More recently, research has turned toward linear predictive coding methods. Popularity of these methods seem to arise from their facility of computer implementation. These lines of research essentially duplicate work that has been done with electrical hardware and analyzed by Fourier and Laplace transformation methods. Finally one line of recent research illustrated by Moshier, U.S. Pat. No. 3,610,831, has used weighted and summed delayed speech signals to achieve in one case a rudimentary inverse filter recognition method.
Research and development in speech has followed lines of analysis and characterization which were used extensively in the development of communication systems such as amplitude modulation, frequency modulation, suppressed carrier, single sideband, and pulse modulation of various types. Speech belongs to a class which may be called cavity modulation and about which little mention has been found in the literature of communication.
The above-mentioned speech recognition methods generally utilize concepts devised for the more conventional communication techniques. As a result, vowels are approximated as periodic waveforms, and speech sounds are characterized only by their power or amplitude spectra. Such techniques do not successfully explain and deal with the multiplicity of different waveforms that can occur from one example to another of the same phoneme due to differences in pitch. An important source of waveform variability may be deemed to be the superposition effect wherein the basic waveforms produced by the vocal tract carry over and overlap thereby causing spectral differences depending upon the pattern of voice source impulses as well as the vocal tract configuration. Different articulatory combinations are not therefore easily classifiable when relying upon the power or amplitude spectra.

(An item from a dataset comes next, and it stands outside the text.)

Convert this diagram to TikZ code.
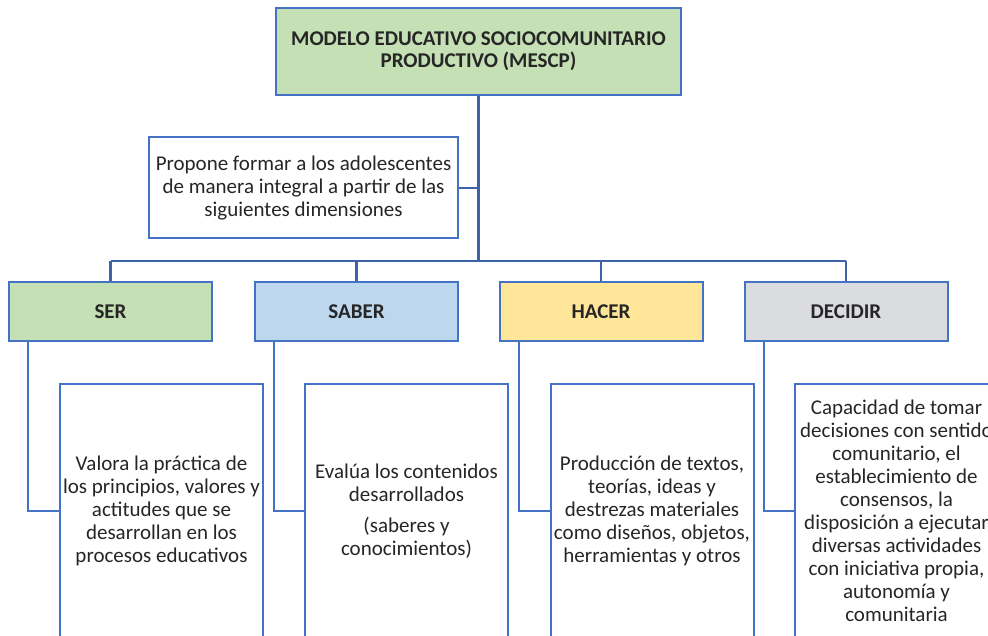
\documentclass[tikz,border=0pt]{standalone}
\usepackage{fontspec}
\setmainfont{Carlito}
\definecolor{bord}{HTML}{4472C4}
\definecolor{conn}{HTML}{3C62A8}
\definecolor{fgreen}{HTML}{C5E0B4}
\definecolor{fblue}{HTML}{BDD7EE}
\definecolor{fyellow}{HTML}{FFE699}
\definecolor{fgray}{HTML}{DBDCDF}
\definecolor{txt}{HTML}{262626}
\tikzset{
  box/.style={draw=bord, line width=2pt, inner sep=0pt, align=center, text=txt,
    font=\fontsize{21}{23}\selectfont},
  dimbox/.style={box, minimum width=203pt, minimum height=59pt,
    font=\fontsize{21}{23}\selectfont\bfseries},
  descbox/.style={box, fill=white, minimum width=203pt, minimum height=254pt},
  plaintext/.style={inner sep=0pt, align=center, text=txt, font=\fontsize{21}{23}\selectfont},
  conline/.style={draw=conn, line width=2.6pt},
  sideline/.style={draw=bord, line width=2pt},
}
\begin{document}
\begin{tikzpicture}[x=1pt,y=-1pt]
\useasboundingbox (0,0) rectangle (988,636);
\clip (0,0) rectangle (988,636);
\fill[white] (0,0) rectangle (988,636);
% top
\node[box, fill=fgreen, minimum width=405pt, minimum height=87pt,
  font=\fontsize{21}{22}\selectfont\bfseries] (top) at (478.5,51.5)
  {MODELO EDUCATIVO SOCIOCOMUNITARIO\\PRODUCTIVO (MESCP)};
\node[box, fill=white, minimum width=309pt, minimum height=101pt] (prop) at (303.5,188)
  {Propone formar a los adolescentes\\de manera integral a partir de las\\siguientes dimensiones};
% dimensions
\node[dimbox, fill=fgreen] (ser) at (110.5,311.5) {SER};
\node[dimbox, fill=fblue] (saber) at (356.5,311.5) {SABER};
\node[dimbox, fill=fyellow] (hacer) at (601,311.5) {HACER};
\node[dimbox, fill=fgray] (decidir) at (846,311.5) {DECIDIR};
% connectors
\coordinate (bus) at (478.5,261);
\draw[conline] (top.south) -- (bus);
\draw[conline] (prop.east) -- (prop.east -| top.south);
\draw[conline] (ser.north |- bus) -- (decidir.north |- bus);
\foreach \n in {ser,saber,hacer,decidir} \draw[conline] (\n.north |- bus) -- (\n.north);
% descriptions
\node[descbox] (serd) at (161.5,511) {};
\node[descbox] (saberd) at (406.5,511) {};
\node[descbox] (hacerd) at (652,511) {};
\node[descbox] (decidird) at (896.5,511) {};
\node[plaintext] (sert) at (serd.center)
  {Valora la práctica de\\los principios, valores y\\actitudes que se\\desarrollan en los\\procesos educativos};
\node[plaintext] (sabert) at (saberd.center)
  {Evalúa los contenidos\\desarrollados\\[8pt](saberes y\\conocimientos)};
\node[plaintext] (hacert) at (hacerd.center)
  {Producción de textos,\\teorías, ideas y\\destrezas materiales\\como diseños, objetos,\\herramientas y otros};
\node[plaintext] (decidirt) at (decidird.center)
  {Capacidad de tomar\\decisiones con sentido\\comunitario, el\\establecimiento de\\consensos, la\\disposición a ejecutar\\diversas actividades\\con iniciativa propia,\\autonomía y\\comunitaria};
\foreach \a/\b in {ser/serd,saber/saberd,hacer/hacerd,decidir/decidird}
  \draw[sideline] ([xshift=20pt]\a.south west) |- (\b.west);
\end{tikzpicture}
\end{document}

There is a need for such classifiers capable of operating reliably on a real-time basis, i.e. of classifying at articulatory rates in apparatuses which could respond reliably and accurately to verbal commands. Such classifiers may also permit transmission of speech over channels which are restricted with respect to bandwidth or time or both wherein articulatory categories would be transmitted and subsequently reconverted to speech at the receiving end. It is believed that the present invention, since it classifies sounds according to vocal tract patterns without regard to pitch, is superior to prior art techniques based on the power spectrum which varies with pitch, therefore will make possible the realization of effective and practical speech recognition systems.